A Study Prepared by The Staff of the Subcommittee on
Constitutional Rights of the
Committee On The
Judiciary, United States Senate
Ninety-Third Congress, Second Session
Subcommittee Chair, Senator Sam Ervin, Jr.
Available in full from the U. S. Government Printing Office, Washington, DC 20402. Stock Number 5270-02620.
(Scanned and prefaced by M. L. A. Not Copyrighted June 20, 2002)
Here are a few of the highlights from this document, which in 1974 revealed to the Congress some oversight in the oversight process of funding research on, and treatment of, living human beings.
The document's theme is control over the possible development of vicious and uncaring treatments in the Federally funded arena.
Credit should be due: There is no evidence of misbehavior by the agencies of which the Subcommittee made inquiry. All of this is in the full report. The central offenses seem to be by persons ignorant or forgetful of the importance of the central tenet of the Hippocratic oath: Do No Harm.
Nowhere is any inquiry or response relating to any segment of the intelligence community. These workers are employed on the same condition to uphold the Constitution as are any other Federal employees, so one assumes that they would accept the same obligation of whistleblowing as anyone else. In recognition of this, possibly, this Subcommittee now is named "Subcommittee on the Constitution", to differentiate it from the 1971 - 1974 Ervin subcommittee that investigated constitutional rights only.
There was a scandal which surfaced in the newspapers last year over experiments in 1939 by a famous speech therapist, Wendell Johnson, now dead.
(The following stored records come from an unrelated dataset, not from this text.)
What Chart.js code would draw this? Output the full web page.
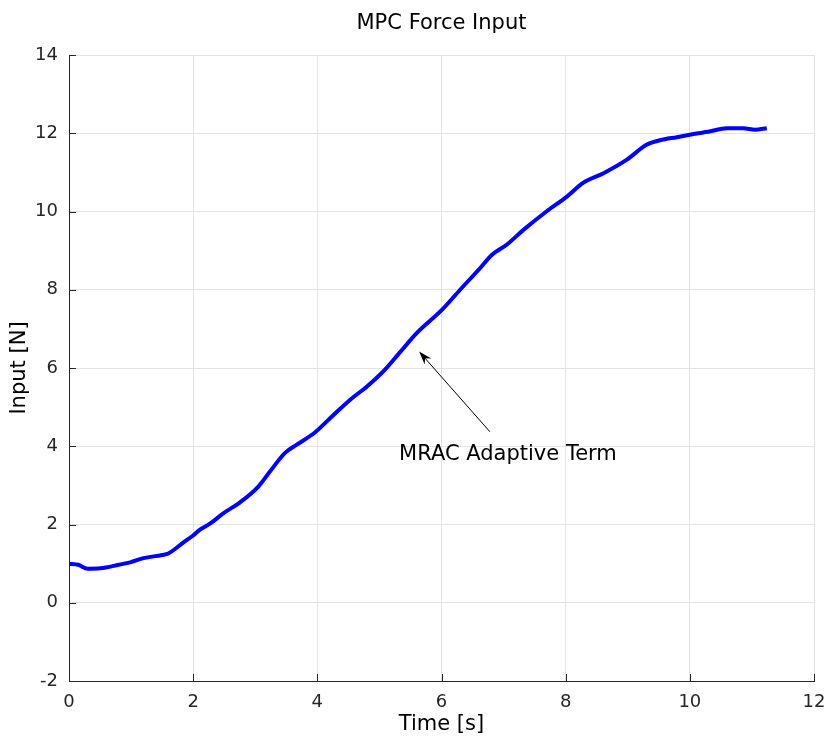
<!DOCTYPE html>
<html>
<head>
<meta charset="utf-8">
<script src="https://cdn.jsdelivr.net/npm/chart.js@4"></script>
<style>
  html, body { margin: 0; padding: 0; background: #fff; }
  #wrap { width: 828px; height: 742px; }
</style>
</head>
<body>
<div id="wrap"><canvas id="mpcChart" width="828" height="742"></canvas></div>
<script>
// values
const timeSec = [0, 0.15, 0.3, 0.5, 0.8, 1.0, 1.2, 1.5, 1.6, 1.85, 2.0, 2.11, 2.27, 2.49, 2.75, 3.05, 3.24, 3.48, 3.67, 3.96, 4.26, 4.53, 4.80, 5.09, 5.33, 5.60, 6.01, 6.30, 6.62, 6.81, 7.05, 7.32, 7.69, 8.02, 8.28, 8.61, 8.98, 9.31, 9.52, 9.79, 10.0, 10.33, 10.59, 10.86, 11.05, 11.24];
const inputN = [1.0, 0.97, 0.87, 0.88, 0.97, 1.04, 1.14, 1.22, 1.26, 1.55, 1.72, 1.87, 2.02, 2.29, 2.56, 2.97, 3.36, 3.83, 4.04, 4.35, 4.80, 5.19, 5.53, 5.96, 6.40, 6.89, 7.49, 8.0, 8.55, 8.89, 9.15, 9.53, 10.0, 10.38, 10.73, 10.98, 11.32, 11.71, 11.82, 11.90, 11.96, 12.05, 12.13, 12.13, 12.09, 12.13];
const xTicks = [0, 2, 4, 6, 8, 10, 12];
const yTicks = [-2, 0, 2, 4, 6, 8, 10, 12, 14];
const noteText = 'MRAC Adaptive Term';
const noteTextAt = [7.07, 3.80];
const noteArrowFrom = [6.78, 4.37];
const noteArrowTo = [5.64, 6.42];

const FONT = 'DejaVu Sans';
const AXIS_COLOR = '#262626';
const GRID_COLOR = '#e3e3e3';

const points = timeSec.map((t, i) => ({ x: t, y: inputN[i] }));

// MATLAB-style inward ticks plus the annotation arrow
const extras = {
    id: 'extras',
    afterDraw(chart) {
        const ctx = chart.ctx;
        const xs = chart.scales.x, ys = chart.scales.y;
        const area = chart.chartArea;
        ctx.save();
        ctx.strokeStyle = AXIS_COLOR;
        ctx.lineWidth = 1;
        ctx.beginPath();
        xTicks.forEach(v => {
            const px = Math.round(xs.getPixelForValue(v)) + 0.5;
            ctx.moveTo(px, area.bottom);
            ctx.lineTo(px, area.bottom - 7);
        });
        yTicks.forEach(v => {
            const py = Math.round(ys.getPixelForValue(v)) + 0.5;
            ctx.moveTo(area.left, py);
            ctx.lineTo(area.left + 7, py);
        });
        ctx.stroke();

        // arrow
        const x1 = xs.getPixelForValue(noteArrowFrom[0]), y1 = ys.getPixelForValue(noteArrowFrom[1]);
        const x2 = xs.getPixelForValue(noteArrowTo[0]), y2 = ys.getPixelForValue(noteArrowTo[1]);
        const ang = Math.atan2(y2 - y1, x2 - x1);
        ctx.strokeStyle = '#000';
        ctx.fillStyle = '#000';
        ctx.beginPath();
        ctx.moveTo(x1, y1);
        ctx.lineTo(x2 - 8 * Math.cos(ang), y2 - 8 * Math.sin(ang));
        ctx.stroke();
        ctx.beginPath();
        ctx.moveTo(x2, y2);
        ctx.lineTo(x2 - 14 * Math.cos(ang - 0.32), y2 - 14 * Math.sin(ang - 0.32));
        ctx.lineTo(x2 - 9 * Math.cos(ang), y2 - 9 * Math.sin(ang));
        ctx.lineTo(x2 - 14 * Math.cos(ang + 0.32), y2 - 14 * Math.sin(ang + 0.32));
        ctx.closePath();
        ctx.fill();

        ctx.font = '21px "' + FONT + '"';
        ctx.textAlign = 'center';
        ctx.textBaseline = 'middle';
        ctx.fillText(noteText, xs.getPixelForValue(noteTextAt[0]), ys.getPixelForValue(noteTextAt[1]));
        ctx.restore();
    }
};

new Chart(document.getElementById('mpcChart'), {
    type: 'scatter',
    data: {
        datasets: [{
            label: 'Input',
            data: points,
            showLine: true,
            borderColor: '#0000ff',
            borderWidth: 4,
            pointRadius: 0,
            cubicInterpolationMode: 'monotone',
            fill: false
        }]
    },
    options: {
        responsive: false,
        animation: false,
        layout: { padding: { left: 0, right: 14, top: 0, bottom: 0 } },
        plugins: {
            legend: { display: false },
            tooltip: { enabled: false },
            title: {
                display: true,
                fullSize: false,
                text: 'MPC Force Input',
                color: '#000',
                font: { family: FONT, size: 21, weight: 'normal' },
                padding: { top: 11, bottom: 18.8 }
            }
        },
        scales: {
            x: {
                type: 'linear',
                min: 0,
                max: 12,
                afterFit: s => { s.height = 61; s.paddingLeft = 0; s.paddingRight = 0; },
                afterBuildTicks: s => { s.ticks = xTicks.map(v => ({ value: v })); },
                ticks: { color: AXIS_COLOR, font: { family: FONT, size: 18 }, padding: 11, maxRotation: 0 },
                grid: { color: GRID_COLOR, drawTicks: false },
                border: { color: AXIS_COLOR, width: 1 },
                title: {
                    display: true,
                    text: 'Time [s]',
                    color: '#000',
                    font: { family: FONT, size: 21 },
                    padding: { top: 0, bottom: 5 }
                }
            },
            y: {
                type: 'linear',
                min: -2,
                max: 14,
                afterFit: s => { s.width = 69; s.paddingTop = 0; s.paddingBottom = 0; },
                afterBuildTicks: s => { s.ticks = yTicks.map(v => ({ value: v })); },
                ticks: { color: AXIS_COLOR, font: { family: FONT, size: 18 }, padding: 11 },
                grid: { color: GRID_COLOR, drawTicks: false },
                border: { color: AXIS_COLOR, width: 1 },
                title: {
                    display: true,
                    text: 'Input [N]',
                    color: '#000',
                    font: { family: FONT, size: 21 },
                    padding: { top: 7, bottom: 0 }
                }
            }
        }
    },
    plugins: [extras]
});
</script>
</body>
</html>
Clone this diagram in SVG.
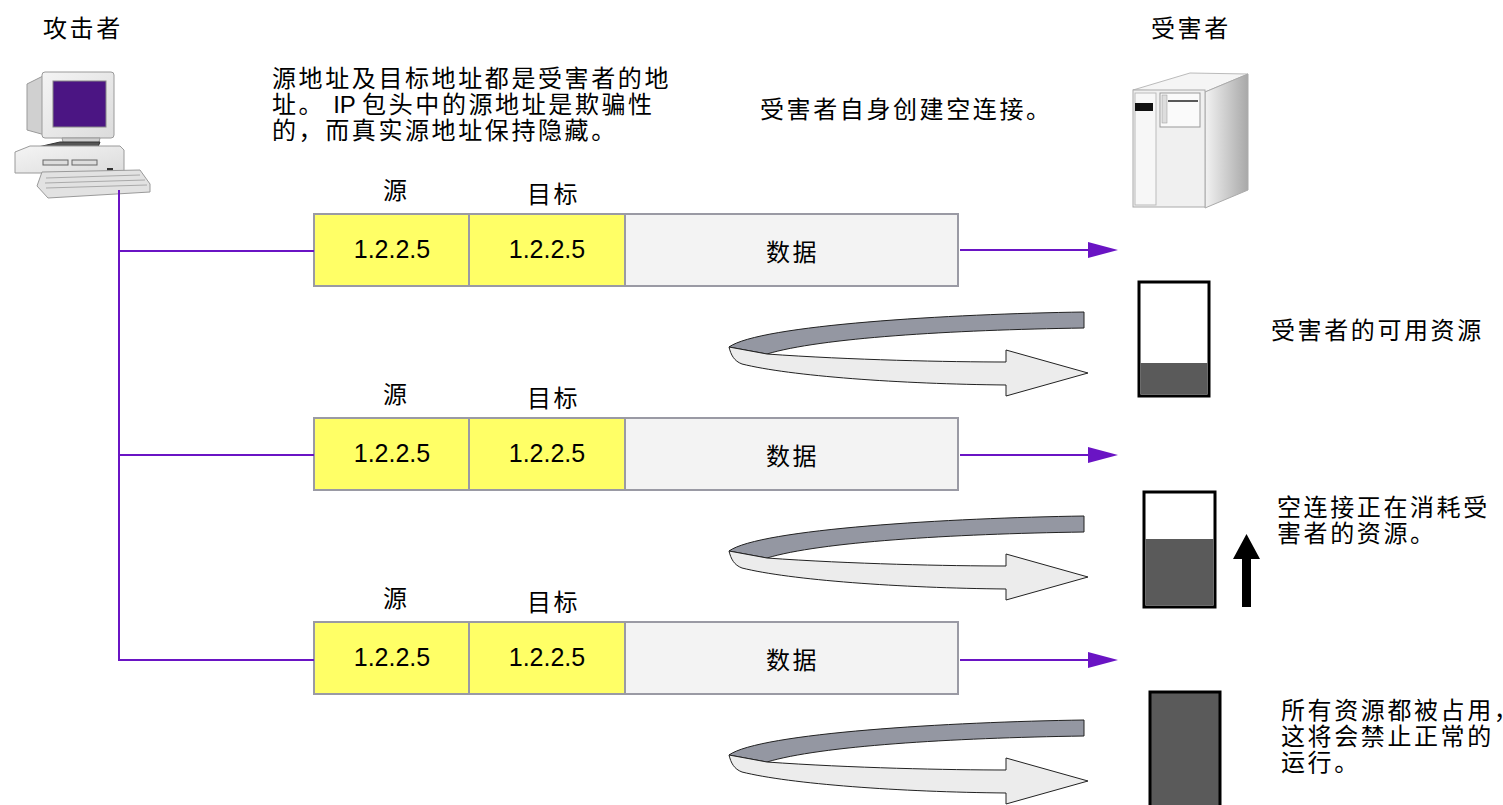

He apparently purposely caused some children in an orphanage to stutter during a behavioral manipulation. The pretense was to treat them for minor, often nonexistent, speech defects. Later, he and his graduate student made only a few half-hearted attempts to reverse the damage--which for some of the children lasted through adoption and into the rest of their lives. With no ethical standards in place at the time, perhaps this was less egregious a fault than any of the many ethics lapses enumerated in the Federal Role hearings.
The reporter, Jim Dyer of the San Jose Mercury News, who uncovered the Wendell Johnson study, also interviewed some of Johnson's academic colleagues. Apparently, many of them knew of the orphan experiment. They kept quiet about the experiment. And never lifted a finger to help the orphans, either. Johnson was a best-selling author, and having the goods on him apparently blinded his colleagues to their obligation to do something more than successfully have the goods on him.
One can see a similar selfishness in the Federal Role document.
Some of the researchers there pull out statistics and bang on the Government to pay them to help make their statistics better. They seem to crave funding for nothing but advancement in their fields. They seem willing to walk over the humanity and the rights of helpless mental defectives, jailed convicts, and hospitalized veterans. Is reducing a count of '50 per 100,000' of (anything) to '25 per 100,000' worth scooping out a mental patient's brains, leaving someone to die of syphilis just to see how it works, or castrating a rapist?
Read on. See how supposedly educated professionals planned to enlist the police, to teach police to 'predict' violence by taking special notice of a suspicious person's race, sex, or place of residence. To strike first, before the guilty party had a chance to do anything wrong . . ..
Nope. This isn't 1833: It is 1973, and all the people involved knew how to read and write.
So, one hopes that the Federal Government will continue in its role of enforcing the law and carrying out the mandates of the Constitution. However firm and tempting the rocks of despotism, may that great ship always steer the straight course.